As in the other Trip movies, the travel and food porn is exquisite. They cross Spain from the Basque country, through the dinosaur sites of Rioja, the Don Quixote heritage of La Mancha, the streets of Cuenca and the marvels of Granada, ending in Malaga. I didn’t notice any green vegetables until their fifth day of eating (always fine by me). (However, Spain’s ubiquitous jamón doesn’t show up until their final day.)
Frankly, Brydon’s and Coogan’s improvisations are reason enough to make (and see) one of these movies. Unfortunately, someone felt the need to focus the final 15 minutes of The Trip to Spain on the contrast between Brydon’s happly family life and Coogan’s disconnected loneliness and his career and personal insecurities. Blaaaaaaaaaah. Snooooooze.
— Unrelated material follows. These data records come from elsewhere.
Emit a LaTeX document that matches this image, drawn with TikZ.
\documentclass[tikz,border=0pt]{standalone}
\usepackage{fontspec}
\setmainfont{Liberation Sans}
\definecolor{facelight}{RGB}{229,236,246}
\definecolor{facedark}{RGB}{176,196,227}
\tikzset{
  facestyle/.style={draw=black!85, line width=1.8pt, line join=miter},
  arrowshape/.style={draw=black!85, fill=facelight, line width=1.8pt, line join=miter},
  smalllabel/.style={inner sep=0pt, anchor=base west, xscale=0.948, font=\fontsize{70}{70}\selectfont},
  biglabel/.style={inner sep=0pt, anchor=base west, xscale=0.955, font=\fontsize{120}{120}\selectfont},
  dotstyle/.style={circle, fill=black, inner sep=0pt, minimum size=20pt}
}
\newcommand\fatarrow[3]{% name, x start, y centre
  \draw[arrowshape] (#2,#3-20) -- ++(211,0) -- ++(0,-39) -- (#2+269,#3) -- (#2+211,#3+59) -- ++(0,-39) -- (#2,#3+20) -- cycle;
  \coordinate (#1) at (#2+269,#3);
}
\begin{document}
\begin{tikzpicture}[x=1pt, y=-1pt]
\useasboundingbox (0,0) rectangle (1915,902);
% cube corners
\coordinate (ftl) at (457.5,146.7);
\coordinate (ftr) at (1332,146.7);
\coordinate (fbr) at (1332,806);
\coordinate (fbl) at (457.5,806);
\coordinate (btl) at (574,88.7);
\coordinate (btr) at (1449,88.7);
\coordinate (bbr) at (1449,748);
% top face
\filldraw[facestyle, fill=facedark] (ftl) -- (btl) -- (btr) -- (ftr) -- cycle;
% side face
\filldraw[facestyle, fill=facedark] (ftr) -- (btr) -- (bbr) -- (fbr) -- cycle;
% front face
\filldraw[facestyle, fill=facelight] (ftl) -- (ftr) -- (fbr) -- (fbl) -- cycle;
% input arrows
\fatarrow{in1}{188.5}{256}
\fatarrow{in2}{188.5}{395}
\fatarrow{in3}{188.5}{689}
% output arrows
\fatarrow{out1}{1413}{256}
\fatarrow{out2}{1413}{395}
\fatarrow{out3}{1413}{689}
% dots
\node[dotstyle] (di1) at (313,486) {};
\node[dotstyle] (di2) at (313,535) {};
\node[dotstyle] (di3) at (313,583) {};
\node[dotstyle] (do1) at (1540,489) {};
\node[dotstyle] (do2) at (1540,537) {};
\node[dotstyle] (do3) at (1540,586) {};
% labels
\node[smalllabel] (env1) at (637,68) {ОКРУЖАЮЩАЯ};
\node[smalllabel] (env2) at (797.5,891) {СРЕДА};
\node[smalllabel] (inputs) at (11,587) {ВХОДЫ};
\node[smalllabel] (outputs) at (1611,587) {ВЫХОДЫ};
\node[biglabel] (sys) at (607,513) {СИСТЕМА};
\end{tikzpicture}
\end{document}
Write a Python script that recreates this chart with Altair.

So it’s simple: go see The Trip to Spain and, when the characters say goodbye to each other in Malaga – leave the theater.
Charlize Theron kicks ass and looks great doing it in the most entertaining espionage action thriller Atomic Blonde. Theron plays a British secret agent on a mission behind the Iron Curtain just before the fall of the Berlin Wall in 1989. The MacGuffins that she must recover are a list of clandestine operatives and the double agent who has memorized the list. She runs into more shady characters than in The Third Man’s Vienna, chief amongst them a debauched British agent gone rogue (James McAvoy).
There is intrigue and backstabbing, double-crossing and at least one major plot twist. The brutal action is exquisitely filmed and edited, and the Atomic Blonde qualifies as a full-fledged martial arts movie. Theron’s character is so Stoli-fuelled, that Stolichnaya Vodka must have paid a fortune for product placement.
Atomic Blonde makes excellent use of a more somber version of 99 luftballons (a 1983 hit by the German group Nena). There’s a Bond-like opening song, too.
Theron is a superb actress with wide-ranging skills (Monster, The Italian Job, In the Valley of Elah). And, as we saw in Mad Max: Fury Road, she can credibly carry an action movie. The rest of the cast is also very good: McAvoy, Toby Jones, John Goodman, Eddie Marsan and a bunch of scary-looking guys who play commie thugs.
Atomic Blonde is the first feature directing credit for David Leitch, a guy with a long resume as a stunt man as and a stunt coordinator Leitch sure knows how to film fights and chases, and Atomic Blonde is really a top-notch action film.